No SSH, no firmware mod, no Bose login. The change is fully reversible via Revert to original Bose — the speaker returns to its factory URL set even though the original cloud is offline.

Build locally

Requires PlatformIO and a Linux/macOS host.

# build everything (all four targets) + LittleFS images
pio run -e esp32 -e s3 -e c3 -e c6
pio run -e esp32 -e s3 -e c3 -e c6 -t buildfs

# produce factory images + manifest for the web flasher
./scripts/build_release.sh

# flash a single target via USB
pio run -e s3 -t upload
pio run -e s3 -t uploadfs

Versioning + build snapshots are automatic (see scripts/version_bump.py): every local build snapshots the working tree before bumping build_number.txt, so you can always roll back to the exact state a given binary was built from.
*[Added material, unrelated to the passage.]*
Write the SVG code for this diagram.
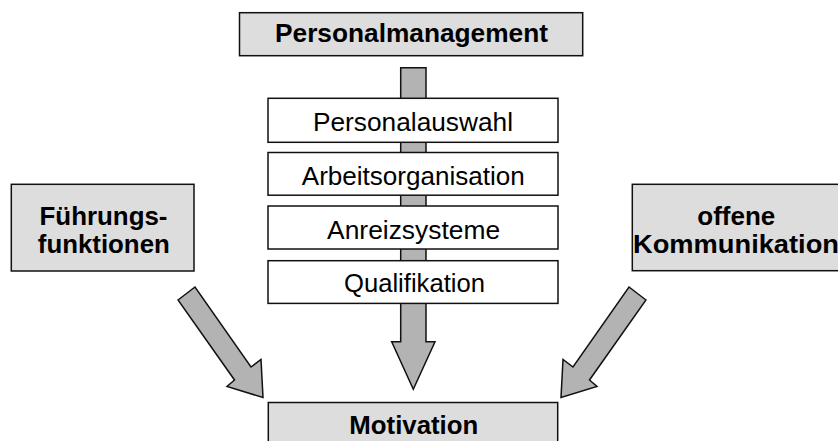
<svg xmlns="http://www.w3.org/2000/svg" width="838" height="441" viewBox="0 0 838 441">
<style>
.gbox{fill:#dddddd;stroke:#111;stroke-width:1.5}
.wbox{fill:#ffffff;stroke:#111;stroke-width:1.5}
.arr{fill:#b3b3b3;stroke:#111;stroke-width:1.5;stroke-linejoin:miter}
text{font-family:"Liberation Sans",Arial,sans-serif;font-size:25px;fill:#000;text-anchor:middle}
.b{font-weight:bold}
</style>
<rect width="838" height="441" fill="#fff"/>
<g id="connectors">
<polygon class="arr" points="400.7,67.7 426,67.7 426,341.7 435,341.7 413.3,389.3 391.7,341.7 400.7,341.7"/>
<polygon class="arr" points="178,300 195,287 251,367 261,359.5 263,397.5 227,386.5 234.5,380"/>
<polygon class="arr" points="646,300 629,287 573,367 563,359.5 561,397.5 597,386.5 589.5,380"/>
</g>
<g id="personalmanagement">
<rect class="gbox" x="239.5" y="12.7" width="343.2" height="43"/>
<text class="b" x="411.5" y="42" textLength="273" lengthAdjust="spacingAndGlyphs">Personalmanagement</text>
</g>
<g id="personalauswahl">
<rect class="wbox" x="268" y="98.3" width="290" height="44"/>
<text x="413" y="130.5" textLength="200" lengthAdjust="spacingAndGlyphs">Personalauswahl</text>
</g>
<g id="arbeitsorganisation">
<rect class="wbox" x="268" y="152.5" width="290" height="42.7"/>
<text x="413.3" y="184.5" textLength="223" lengthAdjust="spacingAndGlyphs">Arbeitsorganisation</text>
</g>
<g id="anreizsysteme">
<rect class="wbox" x="268" y="206" width="290" height="43"/>
<text x="413.6" y="238.5" textLength="173" lengthAdjust="spacingAndGlyphs">Anreizsysteme</text>
</g>
<g id="qualifikation">
<rect class="wbox" x="268" y="260.7" width="290" height="42.7"/>
<text x="414.5" y="292" textLength="141" lengthAdjust="spacingAndGlyphs">Qualifikation</text>
</g>
<g id="fuehrungsfunktionen">
<rect class="gbox" x="11.3" y="184.3" width="182.7" height="86.7"/>
<text class="b" x="103.5" y="225" textLength="128" lengthAdjust="spacingAndGlyphs">Führungs-</text>
<text class="b" x="103.8" y="252.5" textLength="132" lengthAdjust="spacingAndGlyphs">funktionen</text>
</g>
<g id="offene-kommunikation">
<rect class="gbox" x="632.3" y="184.3" width="210" height="86.4"/>
<text class="b" x="736.3" y="225" textLength="78" lengthAdjust="spacingAndGlyphs">offene</text>
<text class="b" x="736" y="252.5" textLength="206" lengthAdjust="spacingAndGlyphs">Kommunikation</text>
</g>
<g id="motivation">
<rect class="gbox" x="268.3" y="402.5" width="289.4" height="44"/>
<text class="b" x="413.8" y="433.5" textLength="129" lengthAdjust="spacingAndGlyphs">Motivation</text>
</g>
</svg>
Those snapshot commits stay local — only tagged releases are pushed to the public repo.

Repository layout

src/                  Firmware (Arduino + ESP-IDF mix, ~1.6 MB image)
data/                 Web UI (index.html) + Bose service descriptors
webflasher/           esp-web-tools landing page + manifest (binaries
                      are .gitignored — rebuild via build_release.sh)
images/               README assets — title SVG + Web-UI screenshot
scripts/              version_bump pre-build hook + build_release.sh
partitions.csv        16 MB partition table  (ESP32-S3 16-MB modules)
partitions-4mb.csv    4 MB partition table   (ESP32 / C3 / C6)
platformio.ini        Multi-env config, see `[common]` + `[env:*]`

Disclaimer

BoseFix32 is an independent open-source project. It is not affiliated with, endorsed by, or sponsored by Bose Corporation. All references to Bose products and protocols are nominative, for interoperability with hardware their owners have already paid for. Use at your own risk.